• _EXERCISE TASK_:
Tally the lines with the word "diagram" and report the number alone.

• _RECORDED DATA_:

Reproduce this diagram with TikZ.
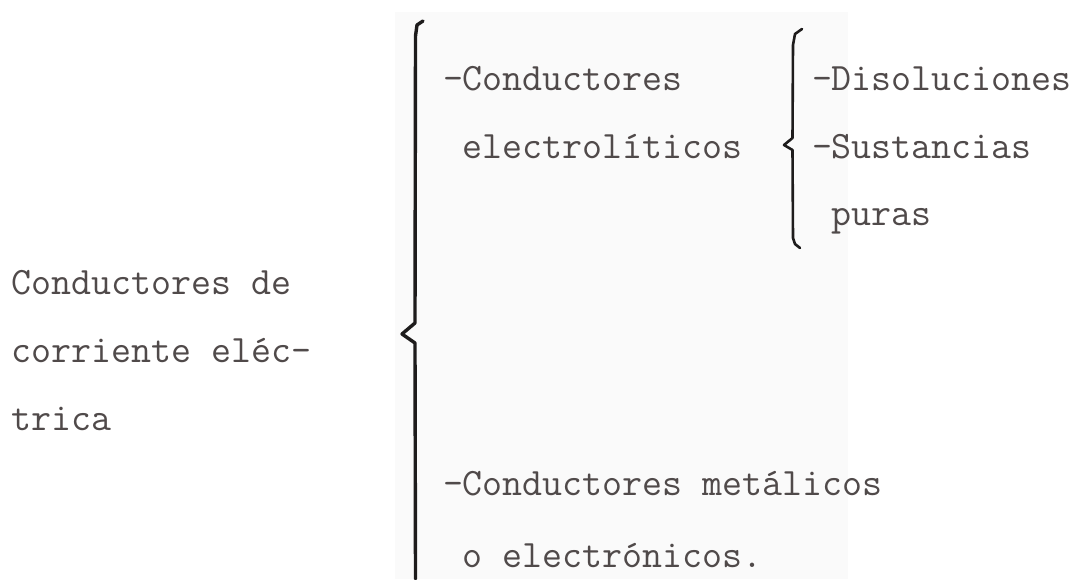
\documentclass[tikz,border=0pt]{standalone}
\usepackage{fontspec}
\definecolor{ink}{RGB}{80,74,74}
\definecolor{pen}{RGB}{30,28,28}
\definecolor{paper}{RGB}{250,250,250}
\begin{document}
\begin{tikzpicture}[x=1pt,y=-1pt,
  lbl/.style={anchor=base west,inner sep=0pt,outer sep=0pt,text=ink,font=\ttfamily\fontsize{38.8}{38.8}\selectfont},
  brace/.style={draw=pen,line width=3.4pt,line cap=round,line join=round}]
\useasboundingbox (0,0) rectangle (1080,579);
\fill[white] (0,0) rectangle (1080,579);
\fill[paper] (395,12) rectangle (848,579);
% left label
\node[lbl] (l1) at (12,294) {Conductores de};
\node[lbl] (l2) at (12,362) {corriente eléc-};
\node[lbl] (l3) at (12,430) {trica};
% middle
\node[lbl] (m1) at (443,90) {-Conductores};
\node[lbl] (m2) at (443,158) {\ electrolíticos};
\node[lbl] (m3) at (443,495) {-Conductores metálicos};
\node[lbl] (m4) at (443,567) {\ o electrónicos.};
% right
\node[lbl] (r1) at (812,90) {-Disoluciones};
\node[lbl] (r2) at (812,158) {-Sustancias};
\node[lbl] (r3) at (812,225) {\ puras};
% big bracket
\draw[brace] (423,21) -- (417,25) -- (415.5,36) -- (415,323) -- (402,334) -- (415,343) -- (415.5,579);
% small bracket
\draw[brace,line width=2.6pt] (802,29) -- (795,34) -- (793,45) -- (792.5,138) -- (784,145) -- (792.5,150) -- (793,238) -- (795,244) -- (800,248);
\end{tikzpicture}
\end{document}
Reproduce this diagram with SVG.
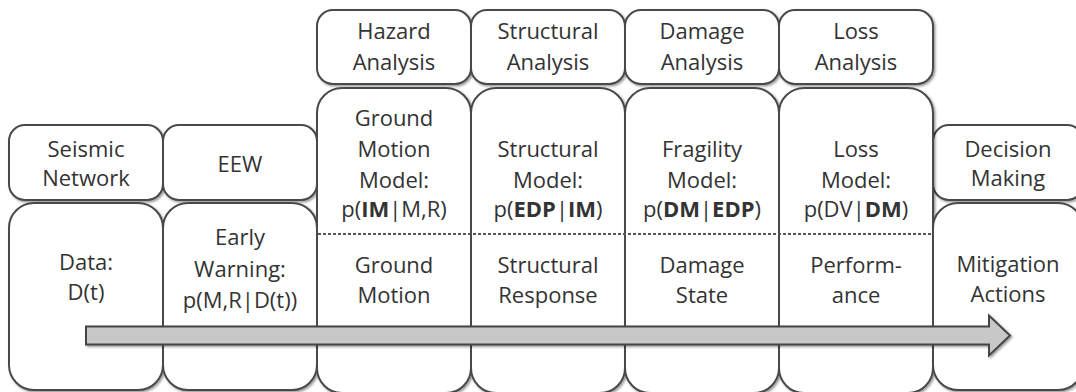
<svg xmlns="http://www.w3.org/2000/svg" width="1076" height="392" viewBox="0 0 1076 392">
<defs>
<filter id="sh" x="-10%" y="-10%" width="120%" height="120%">
<feDropShadow dx="1.5" dy="1.5" stdDeviation="1.2" flood-color="#000" flood-opacity="0.4"/>
</filter>
<style>
.box{fill:#fff;stroke:#4a4a4a;stroke-width:2;filter:url(#sh)}
.t{font-family:"Open Sans","Liberation Sans",sans-serif;font-size:22px;fill:#333;text-anchor:middle}
.b{font-weight:bold}
.div{stroke:#555;stroke-width:2.2;stroke-dasharray:3 2;fill:none}
.arrow{fill:#c8c8c8;stroke:#444;stroke-width:2;filter:url(#sh)}
</style>
</defs>
<rect width="1076" height="392" fill="#fff"/>

<g id="seismic-network"><rect class="box" x="9" y="125" width="154" height="75" rx="16"/>
<text class="t" x="86" y="157">Seismic</text><text class="t" x="86" y="186">Network</text></g>
<g id="eew"><rect class="box" x="163" y="125" width="154" height="75" rx="16"/>
<text class="t" x="240" y="172">EEW</text></g>
<g id="hazard-analysis"><rect class="box" x="317" y="10" width="154" height="74" rx="16"/>
<text class="t" x="394" y="39">Hazard</text><text class="t" x="394" y="70">Analysis</text></g>
<g id="structural-analysis"><rect class="box" x="471" y="10" width="154" height="74" rx="16"/>
<text class="t" x="548" y="39">Structural</text><text class="t" x="548" y="70">Analysis</text></g>
<g id="damage-analysis"><rect class="box" x="625" y="10" width="154" height="74" rx="16"/>
<text class="t" x="702" y="39">Damage</text><text class="t" x="702" y="70">Analysis</text></g>
<g id="loss-analysis"><rect class="box" x="779" y="10" width="154" height="74" rx="16"/>
<text class="t" x="856" y="39">Loss</text><text class="t" x="856" y="70">Analysis</text></g>
<g id="decision-making"><rect class="box" x="933" y="125" width="150" height="75" rx="16"/>
<text class="t" x="1008" y="157">Decision</text><text class="t" x="1008" y="186">Making</text></g>

<g id="data"><rect class="box" x="9" y="203" width="154" height="187" rx="25"/>
<text class="t" x="86" y="270">Data:</text><text class="t" x="86" y="300">D(t)</text></g>
<g id="early-warning"><rect class="box" x="163" y="203" width="154" height="187" rx="25"/>
<text class="t" x="240" y="245">Early</text><text class="t" x="240" y="277">Warning:</text><text class="t" x="240" y="308">p(M,R|D(t))</text></g>
<g id="ground-motion"><rect class="box" x="317" y="88" width="154" height="305" rx="25"/>
<text class="t" x="394" y="126">Ground</text><text class="t" x="394" y="157">Motion</text><text class="t" x="394" y="188">Model:</text>
<text class="t" x="394" y="217">p(<tspan class="b">IM</tspan>|M,R)</text>
<text class="t" x="394" y="273">Ground</text><text class="t" x="394" y="303">Motion</text></g>
<g id="structural-response"><rect class="box" x="471" y="88" width="154" height="305" rx="25"/>
<text class="t" x="548" y="157">Structural</text><text class="t" x="548" y="188">Model:</text>
<text class="t" x="548" y="217">p(<tspan class="b">EDP</tspan>|<tspan class="b">IM</tspan>)</text>
<text class="t" x="548" y="273">Structural</text><text class="t" x="548" y="303">Response</text></g>
<g id="damage-state"><rect class="box" x="625" y="88" width="154" height="305" rx="25"/>
<text class="t" x="702" y="157">Fragility</text><text class="t" x="702" y="188">Model:</text>
<text class="t" x="702" y="217">p(<tspan class="b">DM</tspan>|<tspan class="b">EDP</tspan>)</text>
<text class="t" x="702" y="273">Damage</text><text class="t" x="702" y="303">State</text></g>
<g id="performance"><rect class="box" x="779" y="88" width="154" height="305" rx="25"/>
<text class="t" x="856" y="157">Loss</text><text class="t" x="856" y="188">Model:</text>
<text class="t" x="856" y="217">p(DV|<tspan class="b">DM</tspan>)</text>
<text class="t" x="856" y="273">Perform-</text><text class="t" x="856" y="303">ance</text></g>
<g id="mitigation-actions"><rect class="box" x="933" y="203" width="150" height="187" rx="25"/>
<text class="t" x="1008" y="272">Mitigation</text><text class="t" x="1008" y="302">Actions</text></g>

<g id="divider"><line class="div" x1="318" y1="234" x2="932" y2="234"/></g>

<g id="connectors">
<polygon class="arrow" points="86,326.5 989,326.5 989,315.5 1010,335.5 989,355.5 989,344.5 86,344.5"/>
</g>
</svg>
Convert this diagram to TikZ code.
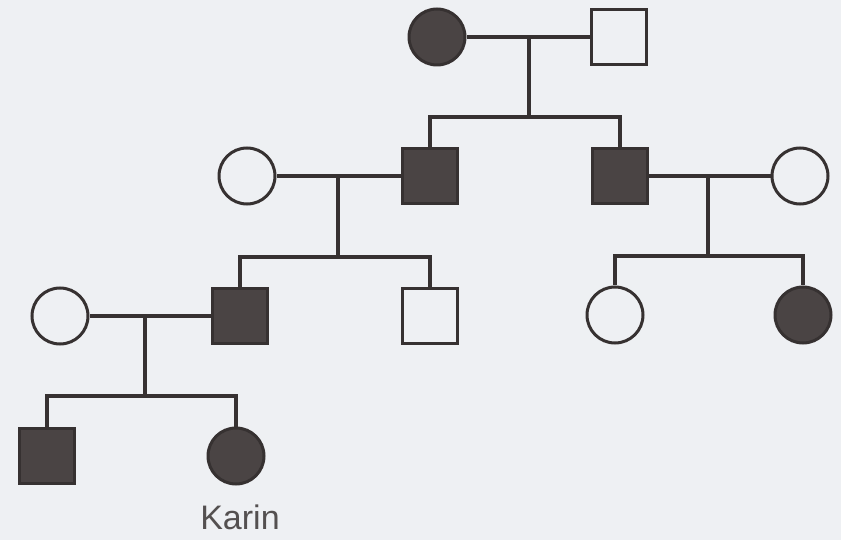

• _EXERCISE OUTPUT_:
3